Amnesty International dénonce notamment des entraves au droit à la liberté d’expression, de réunion et au droit à la justice. Dans cet entretien qu'il nous a accordé, Jean-Mobert Senga, chercheur chez Amnesty International, revient sur les grands axes rapport de l'ONG.
DW : Pouvez vous brièvement nous dire les grandes lignes de votre rapport ?
Jean-Mobert Senga: Le rapport, qui s'intitule "La justice et les libertés, sous état de siège en Ituri et au Nord Kivu, " montre comment cette mesure exceptionnelle a été déclarée en violation des obligations de la RDC en matière de droit international des droits de l'Homme, la Convention internationale sur les droits civils et politiques, y compris également l'obligation de s'assurer que toute restriction des droits garantis par les traités internationaux puisse être nécessaire, proportionnelle et limitée dans le temps.
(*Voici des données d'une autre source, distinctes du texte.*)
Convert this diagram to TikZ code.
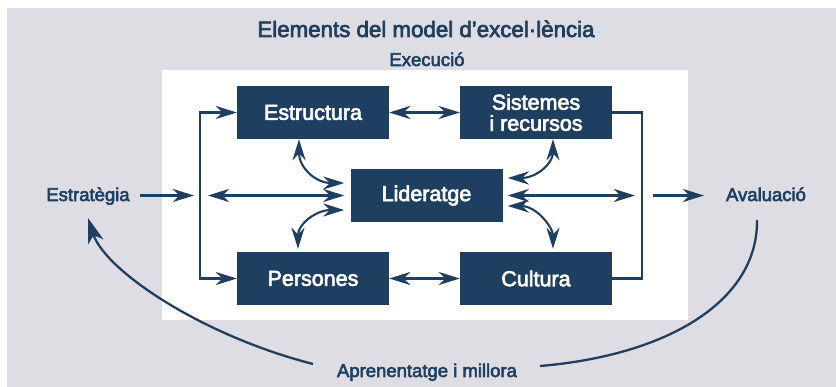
\documentclass[tikz,border=0pt]{standalone}
\usepackage{fontspec}
\setmainfont{Liberation Sans}[RawFeature={embolden=3}]
\usetikzlibrary{arrows.meta,calc}
\definecolor{navy}{HTML}{1F3F60}
\definecolor{bggray}{HTML}{DEDDE3}
\begin{document}
\begin{tikzpicture}[x=1pt,y=-1pt,
  navtip/.tip={Stealth[length=21pt,width=13pt,inset=6.5pt]},
  bigtip/.tip={Stealth[length=25pt,width=16pt,inset=7pt]},
  box/.style={fill=navy, text=white, minimum width=152pt, minimum height=53pt,
    inner sep=0pt, align=center, font=\fontsize{21.5}{21}\selectfont},
  lbl/.style={text=navy, inner sep=0pt, anchor=base, font=\fontsize{18.5}{20}\selectfont},
  con/.style={draw=navy, line width=2.1pt},
  arc/.style={draw=navy, line width=2.3pt}
]
\useasboundingbox (0,0) rectangle (836,387);
\fill[bggray] (7,8) rectangle (836,387);
\fill[white] (162,70) rectangle (688,320);

% labels
\node[lbl, font=\fontsize{22.3}{24}\selectfont] (title) at (426,37) {Elements del model d’excel·lència};
\node[lbl] (exec) at (427,66) {Execució};
\node[lbl] (estrat) at (88,201) {Estratègia};
\node[lbl] (aval) at (766,201) {Avaluació};
\node[lbl] (apren) at (427,377) {Aprenentatge i millora};

% boxes
\node[box] (struct) at (313,112.5) {Estructura};
\node[box] (sist) at (536,112.5) {Sistemes\\i recursos};
\node[box] (lid) at (426.5,195.5) {Lideratge};
\node[box] (pers) at (313,278.5) {Persones};
\node[box] (cult) at (536,278.5) {Cultura};

% helper coordinates
\coordinate (lt) at (200,112.5);
\coordinate (lb) at (200,278.5);
\coordinate (rt) at (642,112.5);
\coordinate (rb) at (642,278.5);
\coordinate (estA) at (140,195.5);
\coordinate (estB) at (194,195.5);
\coordinate (lmid) at (208,195.5);
\coordinate (rmid) at (635,195.5);
\coordinate (avA) at (653,195.5);
\coordinate (avB) at (704,195.5);
\coordinate (arcLs) at (313,364);
\coordinate (arcRs) at (757,220);
\coordinate (arcRe) at (540,366);

% left bracket
\draw[con,-navtip] (lb) -- (lt) -- (struct.west);
\draw[con,-navtip] (lt) -- (lb) -- (pers.west);
% right bracket
\draw[con] (sist.east) -- (rt) -- (rb) -- (cult.east);

% horizontal arrows
\draw[con,-navtip] (estA) -- (estB);
\draw[con,navtip-navtip] (lmid) -- ([xshift=-6pt]lid.west);
\draw[con,navtip-navtip] ([xshift=5pt]lid.east) -- (rmid);
\draw[con,-navtip] (avA) -- (avB);
\draw[con,navtip-navtip] (struct.east) -- (sist.west);
\draw[con,navtip-navtip] (pers.east) -- (cult.west);

% curved arrows around Lideratge
\draw[con,navtip-navtip] ([xshift=-14pt]struct.south) .. controls (299,168) and (316,183) .. ([xshift=-6pt,yshift=12.5pt]lid.west);
\draw[con,navtip-navtip] ([xshift=-6pt,yshift=-14.5pt]lid.west) .. controls (316,210) and (298,224) .. ([xshift=-15pt,yshift=3pt]pers.north);
\draw[con,navtip-navtip] ([xshift=5pt,yshift=17.5pt]lid.east) .. controls (537,178) and (553,163) .. ([xshift=17pt]sist.south);
\draw[con,navtip-navtip] ([xshift=5pt,yshift=-10.5pt]lid.east) .. controls (537,206) and (553,228) .. ([xshift=17pt,yshift=3pt]cult.north);

% big arcs
\draw[arc,-bigtip] (arcLs) .. controls (200,335) and (105,270) .. ([yshift=-13pt]estrat.south);
\draw[arc] (arcRs) .. controls (758,300) and (670,355) .. (arcRe);
\end{tikzpicture}
\end{document}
Malheureusement, les restrictions de liberté d'opinion et d'expression, de manifester pacifiquement, de mouvements et autres ont été faites de manière trop large, sans lien direct avec le but principal de cet état de siège qui a été de restaurer la paix et d'assurer rapidement la protection des civils. La deuxième chose que nous montrons dans ce rapport, c'est que les autorités militaires et policières dans les deux provinces se sont servies des pouvoirs extraordinaires qui leur ont été accordés par le président Tshisekedi pour faire taire toute voix discordante.
DW : Dans ce rapport, vous dites également que la militarisation du système judiciaire a encore mis en péril l'accès à la justice. Pouvez-vous nous en dire plus ?
Jean-Mobert Senga: D'après le président et le gouvernement, be but de cet état de siège peut se résumer en deux bouts de phrase : mettre fin rapidement à l'activisme des groupes armés et améliorer rapidement la protection des civils. Il n'y a aucun lien direct entre ces deux objectifs et la militarisation de la justice. De plus, cette militarisation s'est faite de manière indistincte pour toutes les infractions et ce en violation flagrante de la Constitution de la RDC et des normes internationales. Si l'objectif était d'utiliser la justice comme moyen de ramener la paix, on aurait dû se focaliser sur la répression, les poursuites pour les crimes contre l'humanité et les crimes de guerre qui se commettent dans la région.